Business Week’s article, CEOs’ Take on Twitter, compares 18 savvy chief executives who include the microblogging site in their personal brand and company brand communications plan.
Among the CEOs they looked at who make tweeting part of their daily routine are leaders in marketing, publishing, and retail.
Here’s a taste of the CEOs whose Twitter pages vital signs were assessed and compared, and what they said about how Twitter helps them run their companies:
“I [suggested] it to the rest of the company, initially just to help build our company culture—employees are more likely to meet up outside the office and get a perspective on each other outside the office. Now a lot of customers know [we] are on it as well, and it’s a good way for them to get insight into our personality and culture.”
Recent tweet: “Poll: Is the ‘Naked People’ banner on our home page at http://www.zappos.com offensive? (A customer complained)”
“Twitter is a great way to ‘watch the alpha geeks,’ which is my shorthand way of saying that a lot of what we do at O’Reilly is pay attention to people at the edge and look for technologies that are ready to move from the edge to the mainstream that we can help along by publishing, conferences, magazines, online publishing, or activism. There’s this great William Gibson line that I use all the time: ‘The future is here. It’s just not evenly distributed yet.’ And sometimes we describe what we do at O’Reilly as ‘redistributing the future’ and helping it to get here more quickly.”
Recent tweet: “Raven Zachary, Bill Dudney, and the O’Reilly Conf team working hard on the site for the new iPhone event. Hopefully announce it this week!”
“We tweet about our own industry insights, technology, PR, and more—and people have been receptive and responsive. We feel we’ve earned a new respect as communications professionals in this way. We’ve had the advantage of receiving ‘first mover information’—benefiting both our agency and our clients—by connecting with reporters who often tweet about what their stories are going to be before anyone else knows about them (like this one!) and analysts/influencers—some of whom have shared early insights into reports or other important information that they only offered to their Twitter followers.”
Recent tweet: “Have you seen a Facebook campaign that was just outstandingly awesome? Any brand that has done a great job promoting through Facebook?”

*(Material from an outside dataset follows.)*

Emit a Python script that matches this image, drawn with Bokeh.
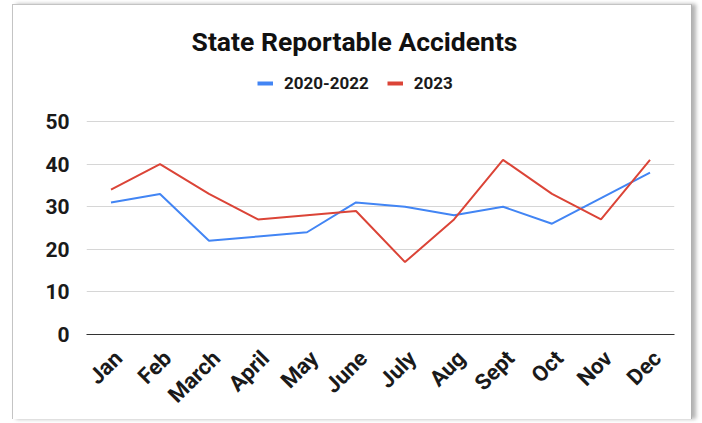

“We use Twitter to help [business-to-business startups beyond the seedling stage] get a read into what topics are gaining traction in the market. We can watch the chatter and gauge early opinions on major moves made by our clients or their competitors. [And] we are monitoring Twitter for our clients to make them aware of customers or users of their products who are talking about them and advising them on the best way to engage those people.”
Recent tweet: “Working with a great exec this afternoon who actually admits he needs help telling his company’s story. Self-awareness is a beautiful thing.”